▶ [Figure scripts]
######

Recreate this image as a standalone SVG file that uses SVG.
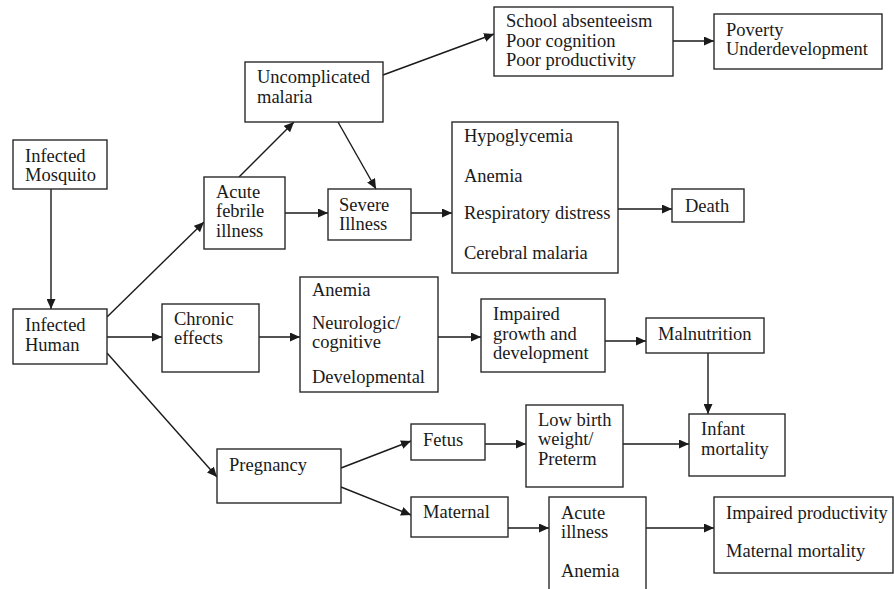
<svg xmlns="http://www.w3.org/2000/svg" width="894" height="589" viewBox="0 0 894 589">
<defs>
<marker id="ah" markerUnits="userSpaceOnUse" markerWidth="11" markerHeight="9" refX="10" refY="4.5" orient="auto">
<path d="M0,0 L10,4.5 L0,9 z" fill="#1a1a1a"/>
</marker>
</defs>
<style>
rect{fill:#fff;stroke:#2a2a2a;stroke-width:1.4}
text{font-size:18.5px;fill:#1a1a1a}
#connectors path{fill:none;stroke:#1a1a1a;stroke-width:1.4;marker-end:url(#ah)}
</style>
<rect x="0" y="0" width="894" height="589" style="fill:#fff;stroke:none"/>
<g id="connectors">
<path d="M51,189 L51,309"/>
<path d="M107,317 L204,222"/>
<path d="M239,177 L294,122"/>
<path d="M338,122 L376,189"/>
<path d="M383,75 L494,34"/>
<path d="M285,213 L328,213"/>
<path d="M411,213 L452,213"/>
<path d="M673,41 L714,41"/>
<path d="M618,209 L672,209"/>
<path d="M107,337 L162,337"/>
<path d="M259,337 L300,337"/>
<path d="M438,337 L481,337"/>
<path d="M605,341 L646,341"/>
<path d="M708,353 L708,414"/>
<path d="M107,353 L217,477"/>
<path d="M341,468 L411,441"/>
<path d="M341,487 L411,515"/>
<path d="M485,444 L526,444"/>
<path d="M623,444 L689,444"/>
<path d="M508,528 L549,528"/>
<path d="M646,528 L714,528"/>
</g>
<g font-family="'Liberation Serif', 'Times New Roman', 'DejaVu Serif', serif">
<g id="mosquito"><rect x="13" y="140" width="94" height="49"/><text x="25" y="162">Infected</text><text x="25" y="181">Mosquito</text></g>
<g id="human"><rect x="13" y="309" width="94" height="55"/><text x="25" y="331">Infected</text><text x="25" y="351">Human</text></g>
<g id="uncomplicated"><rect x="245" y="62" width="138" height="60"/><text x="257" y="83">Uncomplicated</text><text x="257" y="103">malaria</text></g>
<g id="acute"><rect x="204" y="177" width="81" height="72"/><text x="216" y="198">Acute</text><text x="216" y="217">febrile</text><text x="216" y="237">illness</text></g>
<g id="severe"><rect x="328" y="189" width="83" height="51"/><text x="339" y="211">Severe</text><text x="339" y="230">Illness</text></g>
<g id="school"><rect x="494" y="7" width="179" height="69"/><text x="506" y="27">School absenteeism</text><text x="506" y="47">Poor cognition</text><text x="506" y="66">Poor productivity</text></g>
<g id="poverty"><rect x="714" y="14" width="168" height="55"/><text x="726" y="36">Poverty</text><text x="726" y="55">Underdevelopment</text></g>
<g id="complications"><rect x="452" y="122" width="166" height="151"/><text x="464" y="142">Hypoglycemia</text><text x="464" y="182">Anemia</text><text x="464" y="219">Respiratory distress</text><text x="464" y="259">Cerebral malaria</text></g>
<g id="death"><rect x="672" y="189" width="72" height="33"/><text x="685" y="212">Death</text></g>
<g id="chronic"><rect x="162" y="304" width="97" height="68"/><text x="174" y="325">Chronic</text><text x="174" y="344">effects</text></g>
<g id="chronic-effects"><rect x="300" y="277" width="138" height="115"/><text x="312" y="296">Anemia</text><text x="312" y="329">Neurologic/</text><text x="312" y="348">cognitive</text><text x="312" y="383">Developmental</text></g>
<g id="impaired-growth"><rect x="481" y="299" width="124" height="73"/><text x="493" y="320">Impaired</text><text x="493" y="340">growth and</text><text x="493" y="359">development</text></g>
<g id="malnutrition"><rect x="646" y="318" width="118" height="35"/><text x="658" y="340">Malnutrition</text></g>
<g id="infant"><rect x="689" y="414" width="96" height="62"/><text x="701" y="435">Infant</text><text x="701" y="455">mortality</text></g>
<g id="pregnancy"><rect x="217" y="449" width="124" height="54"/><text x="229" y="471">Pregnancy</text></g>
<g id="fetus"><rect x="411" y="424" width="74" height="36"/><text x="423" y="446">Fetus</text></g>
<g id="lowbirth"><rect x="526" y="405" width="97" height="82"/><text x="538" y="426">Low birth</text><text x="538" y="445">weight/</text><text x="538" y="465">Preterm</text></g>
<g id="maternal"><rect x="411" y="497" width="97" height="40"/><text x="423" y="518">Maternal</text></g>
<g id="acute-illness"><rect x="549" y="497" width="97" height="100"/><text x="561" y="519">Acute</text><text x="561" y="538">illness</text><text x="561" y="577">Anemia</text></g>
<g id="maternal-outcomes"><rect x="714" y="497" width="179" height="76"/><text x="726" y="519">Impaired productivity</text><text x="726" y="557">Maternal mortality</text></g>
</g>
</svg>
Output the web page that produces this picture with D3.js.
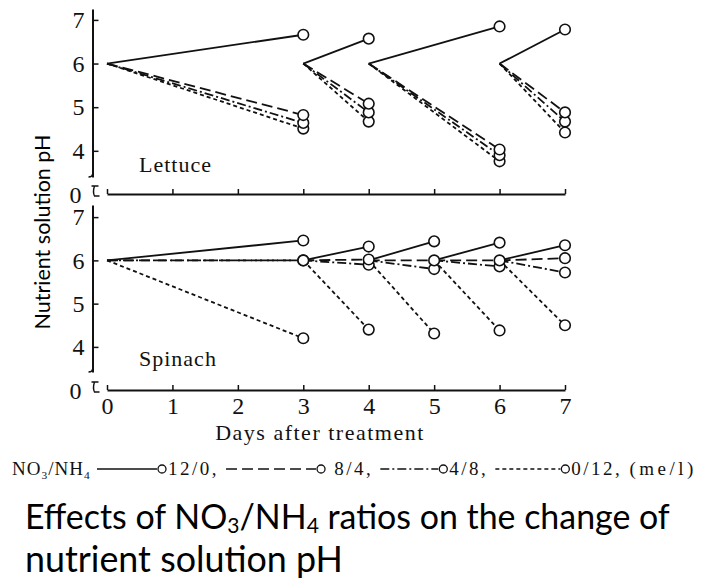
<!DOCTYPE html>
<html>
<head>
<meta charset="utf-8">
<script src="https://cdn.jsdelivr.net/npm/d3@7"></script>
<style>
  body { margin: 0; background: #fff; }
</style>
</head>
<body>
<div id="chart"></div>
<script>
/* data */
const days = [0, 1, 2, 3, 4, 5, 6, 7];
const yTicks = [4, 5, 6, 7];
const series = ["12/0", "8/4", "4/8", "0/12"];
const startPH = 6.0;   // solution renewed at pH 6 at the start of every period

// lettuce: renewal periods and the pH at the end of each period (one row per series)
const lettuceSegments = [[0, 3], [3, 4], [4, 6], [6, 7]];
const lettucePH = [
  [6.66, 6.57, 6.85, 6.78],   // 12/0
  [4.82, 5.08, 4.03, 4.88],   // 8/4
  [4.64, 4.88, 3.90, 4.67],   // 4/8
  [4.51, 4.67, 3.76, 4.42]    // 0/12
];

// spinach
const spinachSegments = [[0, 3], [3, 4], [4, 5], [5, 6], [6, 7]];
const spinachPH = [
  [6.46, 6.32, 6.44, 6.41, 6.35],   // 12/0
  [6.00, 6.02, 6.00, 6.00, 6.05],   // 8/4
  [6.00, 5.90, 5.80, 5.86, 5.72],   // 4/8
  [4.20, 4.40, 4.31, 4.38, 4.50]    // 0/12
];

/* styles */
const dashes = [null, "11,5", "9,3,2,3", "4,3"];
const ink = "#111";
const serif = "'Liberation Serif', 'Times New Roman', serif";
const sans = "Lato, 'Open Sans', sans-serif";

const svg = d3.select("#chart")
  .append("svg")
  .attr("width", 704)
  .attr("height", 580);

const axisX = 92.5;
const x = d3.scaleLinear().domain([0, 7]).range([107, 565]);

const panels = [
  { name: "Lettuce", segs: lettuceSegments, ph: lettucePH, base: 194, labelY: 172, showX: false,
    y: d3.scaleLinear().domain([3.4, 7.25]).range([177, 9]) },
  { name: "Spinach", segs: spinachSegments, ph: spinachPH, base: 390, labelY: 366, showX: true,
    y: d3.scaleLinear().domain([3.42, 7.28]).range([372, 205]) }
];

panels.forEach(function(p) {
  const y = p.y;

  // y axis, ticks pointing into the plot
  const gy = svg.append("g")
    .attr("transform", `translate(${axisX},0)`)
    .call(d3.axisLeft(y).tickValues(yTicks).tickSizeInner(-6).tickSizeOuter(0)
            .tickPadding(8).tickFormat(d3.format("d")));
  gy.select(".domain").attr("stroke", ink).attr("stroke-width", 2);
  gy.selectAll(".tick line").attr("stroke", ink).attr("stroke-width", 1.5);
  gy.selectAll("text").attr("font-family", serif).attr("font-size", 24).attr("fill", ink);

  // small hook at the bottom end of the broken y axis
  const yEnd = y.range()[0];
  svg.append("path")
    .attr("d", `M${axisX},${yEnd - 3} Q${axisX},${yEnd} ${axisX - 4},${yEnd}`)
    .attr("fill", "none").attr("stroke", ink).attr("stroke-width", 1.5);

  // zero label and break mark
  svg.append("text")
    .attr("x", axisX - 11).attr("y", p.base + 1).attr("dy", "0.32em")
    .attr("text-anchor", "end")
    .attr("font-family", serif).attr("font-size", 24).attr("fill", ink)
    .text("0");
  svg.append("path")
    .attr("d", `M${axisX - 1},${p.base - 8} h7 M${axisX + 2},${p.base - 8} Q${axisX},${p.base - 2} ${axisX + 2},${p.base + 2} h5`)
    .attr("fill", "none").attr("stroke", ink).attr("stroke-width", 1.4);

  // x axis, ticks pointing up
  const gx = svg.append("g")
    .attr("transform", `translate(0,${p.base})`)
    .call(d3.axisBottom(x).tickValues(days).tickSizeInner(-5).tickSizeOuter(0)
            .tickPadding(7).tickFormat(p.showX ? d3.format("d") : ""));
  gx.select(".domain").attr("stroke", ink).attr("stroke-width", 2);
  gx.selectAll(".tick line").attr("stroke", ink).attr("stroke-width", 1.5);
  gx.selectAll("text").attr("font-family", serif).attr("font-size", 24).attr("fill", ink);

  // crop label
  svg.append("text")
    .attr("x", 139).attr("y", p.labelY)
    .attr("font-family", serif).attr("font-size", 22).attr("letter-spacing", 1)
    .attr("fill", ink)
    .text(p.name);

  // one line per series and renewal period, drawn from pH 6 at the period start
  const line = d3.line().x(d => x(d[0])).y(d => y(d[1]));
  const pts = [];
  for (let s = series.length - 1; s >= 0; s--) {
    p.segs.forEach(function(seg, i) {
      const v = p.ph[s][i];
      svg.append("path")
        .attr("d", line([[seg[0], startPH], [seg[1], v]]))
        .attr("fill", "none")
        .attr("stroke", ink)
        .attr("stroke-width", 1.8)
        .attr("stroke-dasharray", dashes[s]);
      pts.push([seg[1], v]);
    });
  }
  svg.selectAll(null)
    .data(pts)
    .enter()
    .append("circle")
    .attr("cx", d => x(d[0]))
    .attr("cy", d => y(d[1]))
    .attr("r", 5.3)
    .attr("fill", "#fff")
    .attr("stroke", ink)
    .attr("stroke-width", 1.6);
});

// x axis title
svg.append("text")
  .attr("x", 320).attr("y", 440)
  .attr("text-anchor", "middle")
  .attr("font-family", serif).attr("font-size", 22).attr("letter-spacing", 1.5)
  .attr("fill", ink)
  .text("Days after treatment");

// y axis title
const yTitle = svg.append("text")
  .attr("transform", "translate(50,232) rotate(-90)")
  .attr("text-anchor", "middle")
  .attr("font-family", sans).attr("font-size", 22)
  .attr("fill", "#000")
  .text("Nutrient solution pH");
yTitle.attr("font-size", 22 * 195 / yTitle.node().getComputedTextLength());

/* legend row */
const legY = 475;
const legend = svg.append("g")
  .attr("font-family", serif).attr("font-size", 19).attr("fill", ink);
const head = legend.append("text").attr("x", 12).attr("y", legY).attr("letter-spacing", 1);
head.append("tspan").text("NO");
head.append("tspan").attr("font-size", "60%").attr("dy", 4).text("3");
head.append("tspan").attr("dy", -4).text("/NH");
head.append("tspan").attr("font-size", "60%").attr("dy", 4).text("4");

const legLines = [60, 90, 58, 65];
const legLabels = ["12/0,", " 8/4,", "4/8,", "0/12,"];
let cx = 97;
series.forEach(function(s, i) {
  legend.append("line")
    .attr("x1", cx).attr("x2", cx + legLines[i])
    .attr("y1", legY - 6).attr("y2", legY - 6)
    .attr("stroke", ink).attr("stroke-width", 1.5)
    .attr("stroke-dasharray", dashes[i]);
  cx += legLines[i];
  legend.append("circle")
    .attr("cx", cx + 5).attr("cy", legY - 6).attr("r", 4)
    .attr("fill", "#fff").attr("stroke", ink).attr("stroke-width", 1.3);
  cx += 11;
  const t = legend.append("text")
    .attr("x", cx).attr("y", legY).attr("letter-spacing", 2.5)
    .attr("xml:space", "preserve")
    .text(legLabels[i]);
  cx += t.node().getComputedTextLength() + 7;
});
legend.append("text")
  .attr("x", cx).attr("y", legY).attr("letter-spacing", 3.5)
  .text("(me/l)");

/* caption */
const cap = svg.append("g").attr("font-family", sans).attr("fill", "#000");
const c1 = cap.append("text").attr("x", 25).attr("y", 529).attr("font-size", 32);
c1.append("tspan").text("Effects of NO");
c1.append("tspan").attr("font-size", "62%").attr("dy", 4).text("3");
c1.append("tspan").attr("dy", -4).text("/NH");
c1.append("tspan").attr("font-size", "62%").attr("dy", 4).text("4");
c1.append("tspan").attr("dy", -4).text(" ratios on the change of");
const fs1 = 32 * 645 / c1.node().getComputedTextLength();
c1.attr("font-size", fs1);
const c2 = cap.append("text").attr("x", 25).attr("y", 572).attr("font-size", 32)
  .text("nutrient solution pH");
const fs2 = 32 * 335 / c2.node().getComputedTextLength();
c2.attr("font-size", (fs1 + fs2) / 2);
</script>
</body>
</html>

######

▶ [Work to do] Only the stretch from the line with "Output the web" through the line with "const x = d3.scaleLinear().domain([0, 7]).range([107, 565]);" should be copied, exactly and with both ends. Drop the pictures.

▶ [Output of the task]
Output the web page that produces this picture with D3.js.
<!DOCTYPE html>
<html>
<head>
<meta charset="utf-8">
<script src="https://cdn.jsdelivr.net/npm/d3@7"></script>
<style>
  body { margin: 0; background: #fff; }
</style>
</head>
<body>
<div id="chart"></div>
<script>
/* data */
const days = [0, 1, 2, 3, 4, 5, 6, 7];
const yTicks = [4, 5, 6, 7];
const series = ["12/0", "8/4", "4/8", "0/12"];
const startPH = 6.0;   // solution renewed at pH 6 at the start of every period

// lettuce: renewal periods and the pH at the end of each period (one row per series)
const lettuceSegments = [[0, 3], [3, 4], [4, 6], [6, 7]];
const lettucePH = [
  [6.66, 6.57, 6.85, 6.78],   // 12/0
  [4.82, 5.08, 4.03, 4.88],   // 8/4
  [4.64, 4.88, 3.90, 4.67],   // 4/8
  [4.51, 4.67, 3.76, 4.42]    // 0/12
];

// spinach
const spinachSegments = [[0, 3], [3, 4], [4, 5], [5, 6], [6, 7]];
const spinachPH = [
  [6.46, 6.32, 6.44, 6.41, 6.35],   // 12/0
  [6.00, 6.02, 6.00, 6.00, 6.05],   // 8/4
  [6.00, 5.90, 5.80, 5.86, 5.72],   // 4/8
  [4.20, 4.40, 4.31, 4.38, 4.50]    // 0/12
];

/* styles */
const dashes = [null, "11,5", "9,3,2,3", "4,3"];
const ink = "#111";
const serif = "'Liberation Serif', 'Times New Roman', serif";
const sans = "Lato, 'Open Sans', sans-serif";

const svg = d3.select("#chart")
  .append("svg")
  .attr("width", 704)
  .attr("height", 580);

const axisX = 92.5;
const x = d3.scaleLinear().domain([0, 7]).range([107, 565]);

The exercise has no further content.